City Council discussed reprioritizing the quiet zone at Columbine Elementary

City Council Tuesday night debated moving at least one area of Longmont slated for railroad “quiet zones” up on the city’s budget priority list.

Quiet zones allow trains to silence their horns as they enter at-grade street crossings if specific safety improvements are installed to limit access across the tracks, according to a city staff report.  

Parent Cameron McKay asked the city council to start quiet zone improvements near Columbine Elementary as soon as possible. Trains thunder past the school daily and affects the learning of students. 

“The preschool windows are less than 100 feet from the tracks,” McKay told the council. “As soon as we get rid of the train noise the better we will be.”

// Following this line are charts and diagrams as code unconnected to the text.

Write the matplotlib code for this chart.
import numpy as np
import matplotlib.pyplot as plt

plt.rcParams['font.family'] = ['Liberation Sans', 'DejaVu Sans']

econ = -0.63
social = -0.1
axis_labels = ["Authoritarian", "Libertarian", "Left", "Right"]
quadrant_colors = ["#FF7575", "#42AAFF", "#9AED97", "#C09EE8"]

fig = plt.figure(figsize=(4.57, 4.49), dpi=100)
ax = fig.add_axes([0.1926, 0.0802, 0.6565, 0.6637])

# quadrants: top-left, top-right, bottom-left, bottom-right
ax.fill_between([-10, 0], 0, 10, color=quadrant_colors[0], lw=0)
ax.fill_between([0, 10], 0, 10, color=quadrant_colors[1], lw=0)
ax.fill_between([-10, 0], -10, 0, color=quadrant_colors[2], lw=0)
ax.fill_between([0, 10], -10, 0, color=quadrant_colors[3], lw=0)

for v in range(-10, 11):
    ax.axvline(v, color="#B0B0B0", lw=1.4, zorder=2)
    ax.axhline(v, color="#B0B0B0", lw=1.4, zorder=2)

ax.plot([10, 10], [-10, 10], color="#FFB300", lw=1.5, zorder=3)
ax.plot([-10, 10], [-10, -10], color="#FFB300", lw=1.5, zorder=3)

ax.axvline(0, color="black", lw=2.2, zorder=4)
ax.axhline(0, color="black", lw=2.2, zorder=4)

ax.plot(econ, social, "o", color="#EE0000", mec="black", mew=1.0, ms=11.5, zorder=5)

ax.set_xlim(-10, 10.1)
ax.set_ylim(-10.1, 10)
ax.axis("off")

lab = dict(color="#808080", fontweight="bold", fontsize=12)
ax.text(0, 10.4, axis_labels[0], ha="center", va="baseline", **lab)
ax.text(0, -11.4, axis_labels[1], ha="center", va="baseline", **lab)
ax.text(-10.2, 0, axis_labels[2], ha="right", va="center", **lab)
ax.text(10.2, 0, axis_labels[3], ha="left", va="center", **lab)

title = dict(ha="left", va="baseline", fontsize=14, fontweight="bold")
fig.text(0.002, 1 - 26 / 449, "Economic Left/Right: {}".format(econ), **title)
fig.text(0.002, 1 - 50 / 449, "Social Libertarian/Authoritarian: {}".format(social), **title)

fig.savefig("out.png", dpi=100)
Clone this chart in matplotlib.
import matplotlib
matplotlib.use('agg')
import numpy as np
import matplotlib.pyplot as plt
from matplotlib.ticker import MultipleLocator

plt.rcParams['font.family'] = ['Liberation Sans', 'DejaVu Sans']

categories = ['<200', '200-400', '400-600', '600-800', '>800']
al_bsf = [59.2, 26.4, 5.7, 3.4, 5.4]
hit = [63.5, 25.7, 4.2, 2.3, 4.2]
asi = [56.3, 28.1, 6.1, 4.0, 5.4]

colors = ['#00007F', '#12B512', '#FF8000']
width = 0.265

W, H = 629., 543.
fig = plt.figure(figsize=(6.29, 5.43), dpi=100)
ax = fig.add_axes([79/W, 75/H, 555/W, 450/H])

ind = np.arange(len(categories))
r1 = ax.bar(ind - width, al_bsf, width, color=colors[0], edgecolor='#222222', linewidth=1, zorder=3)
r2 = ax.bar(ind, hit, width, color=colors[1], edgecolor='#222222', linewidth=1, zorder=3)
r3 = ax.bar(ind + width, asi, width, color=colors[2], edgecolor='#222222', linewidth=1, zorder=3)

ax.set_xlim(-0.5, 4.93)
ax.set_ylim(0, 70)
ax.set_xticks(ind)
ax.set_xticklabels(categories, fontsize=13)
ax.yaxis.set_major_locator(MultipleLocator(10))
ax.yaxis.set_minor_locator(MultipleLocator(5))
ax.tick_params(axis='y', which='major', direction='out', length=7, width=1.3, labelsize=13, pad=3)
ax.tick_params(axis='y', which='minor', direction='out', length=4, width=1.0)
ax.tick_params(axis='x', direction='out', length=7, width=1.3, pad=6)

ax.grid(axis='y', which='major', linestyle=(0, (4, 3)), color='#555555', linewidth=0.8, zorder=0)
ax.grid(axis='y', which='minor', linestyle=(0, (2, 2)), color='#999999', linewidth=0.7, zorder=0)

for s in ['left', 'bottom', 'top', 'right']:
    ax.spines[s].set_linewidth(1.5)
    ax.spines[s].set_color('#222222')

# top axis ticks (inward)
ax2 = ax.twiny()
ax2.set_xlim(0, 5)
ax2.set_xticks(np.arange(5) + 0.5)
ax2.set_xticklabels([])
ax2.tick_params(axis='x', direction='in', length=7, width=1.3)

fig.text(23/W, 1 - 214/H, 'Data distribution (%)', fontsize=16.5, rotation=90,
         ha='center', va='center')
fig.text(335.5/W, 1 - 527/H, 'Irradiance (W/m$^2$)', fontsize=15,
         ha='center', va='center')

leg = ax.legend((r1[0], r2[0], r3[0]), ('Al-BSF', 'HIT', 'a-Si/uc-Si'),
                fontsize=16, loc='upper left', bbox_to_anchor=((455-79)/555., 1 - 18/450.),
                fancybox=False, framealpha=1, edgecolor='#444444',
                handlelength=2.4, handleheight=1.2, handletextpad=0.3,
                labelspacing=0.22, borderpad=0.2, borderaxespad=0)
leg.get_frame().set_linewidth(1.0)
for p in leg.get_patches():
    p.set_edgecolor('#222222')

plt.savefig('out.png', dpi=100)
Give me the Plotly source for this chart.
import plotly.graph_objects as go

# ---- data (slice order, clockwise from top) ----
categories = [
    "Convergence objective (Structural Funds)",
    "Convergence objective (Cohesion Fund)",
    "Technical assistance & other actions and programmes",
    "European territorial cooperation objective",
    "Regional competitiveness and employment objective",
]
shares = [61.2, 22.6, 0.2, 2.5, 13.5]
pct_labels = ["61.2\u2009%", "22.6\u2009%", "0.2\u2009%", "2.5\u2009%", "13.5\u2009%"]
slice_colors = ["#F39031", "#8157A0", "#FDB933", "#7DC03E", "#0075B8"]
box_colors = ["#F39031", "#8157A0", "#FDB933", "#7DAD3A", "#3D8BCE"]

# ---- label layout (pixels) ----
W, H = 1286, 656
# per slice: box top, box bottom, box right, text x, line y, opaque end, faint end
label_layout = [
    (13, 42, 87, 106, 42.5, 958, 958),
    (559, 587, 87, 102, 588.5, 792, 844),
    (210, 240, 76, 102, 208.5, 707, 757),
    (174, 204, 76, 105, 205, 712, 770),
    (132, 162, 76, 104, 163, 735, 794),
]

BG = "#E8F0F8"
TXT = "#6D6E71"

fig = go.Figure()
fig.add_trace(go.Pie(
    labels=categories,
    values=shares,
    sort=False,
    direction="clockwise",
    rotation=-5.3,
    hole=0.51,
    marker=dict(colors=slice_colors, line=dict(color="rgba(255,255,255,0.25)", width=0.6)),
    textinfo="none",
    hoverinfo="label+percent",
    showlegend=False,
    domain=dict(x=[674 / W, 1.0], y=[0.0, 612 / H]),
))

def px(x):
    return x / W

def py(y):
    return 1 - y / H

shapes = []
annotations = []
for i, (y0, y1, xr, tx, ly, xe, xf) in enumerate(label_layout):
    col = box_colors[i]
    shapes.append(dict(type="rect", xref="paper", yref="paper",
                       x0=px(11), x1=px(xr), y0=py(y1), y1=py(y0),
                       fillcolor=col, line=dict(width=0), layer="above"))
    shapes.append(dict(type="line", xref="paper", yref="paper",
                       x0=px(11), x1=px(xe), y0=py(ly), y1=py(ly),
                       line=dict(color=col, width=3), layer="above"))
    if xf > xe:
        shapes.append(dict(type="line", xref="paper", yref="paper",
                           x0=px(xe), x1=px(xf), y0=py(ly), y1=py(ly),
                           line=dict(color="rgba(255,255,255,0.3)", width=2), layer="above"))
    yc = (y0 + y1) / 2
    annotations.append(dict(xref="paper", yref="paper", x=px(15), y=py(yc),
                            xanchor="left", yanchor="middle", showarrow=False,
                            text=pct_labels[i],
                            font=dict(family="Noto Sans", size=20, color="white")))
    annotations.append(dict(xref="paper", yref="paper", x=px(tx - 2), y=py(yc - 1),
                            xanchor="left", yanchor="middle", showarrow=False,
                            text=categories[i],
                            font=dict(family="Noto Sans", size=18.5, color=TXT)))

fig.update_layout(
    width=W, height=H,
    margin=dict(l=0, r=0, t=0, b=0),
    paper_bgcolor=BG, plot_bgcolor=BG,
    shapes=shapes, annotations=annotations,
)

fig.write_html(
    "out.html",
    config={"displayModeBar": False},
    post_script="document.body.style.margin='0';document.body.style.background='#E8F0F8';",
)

The city council’s discussion of quiet zones came during a work session to examine portions of Longmont’s proposed $359.55 million operating budget. A final council vote on the budget is scheduled for late October.

Train noise close to homes in the Historic East Side Neighborhood area have long drawn complaints from residents and especially from parents at Columbine, 111 Longs Peak Avenue, city officials said at Tuesday night’s city council work session.

The city has put crossing improvements at Fourth, Sixth and 21st avenues on its 2022 schedule; Main Street, Coffman Street, Terry Street and Mountain View Avenue are on the 2023 schedule and Colo. 66, Sunset and Hover streets and Fifth Avenue on its 2024 schedule, according to a city staff report. 

Costs for implementing quiet zones vary according to each crossing but current estimates indicated that required improvements at each of Longmont’s 17 crossings could cost more than $800,000, according to the staff report. Longmont in 2020 received $4 million in federal funding towards the quiet zone projects, the staff report states.

Much of the work at the crossings must be done by Burlington Northern Santa Fe railroad which runs through Longmont, the staff report states.

Council members Marcia Martin and Tim Waters pressed city officials on how soon the city can protect Columbine Elementary with a quiet zone, including not waiting until 2024 to create a quiet zone at the Fifth Avenue crossing.. The city also plans to close Fifth Avenue at the BNSF crossing.

City Manager Harold Dominguez said “a reordering is possible” depending on talks with the Colorado Public Utilities Commission and BNSF. The city aims to create a new BNSF crossing at Boston Avenue.

“This work is 90 percent done by the railroad,” added Dale Rademacher, Longmont’s deputy city manager. “We are not in control of everything.”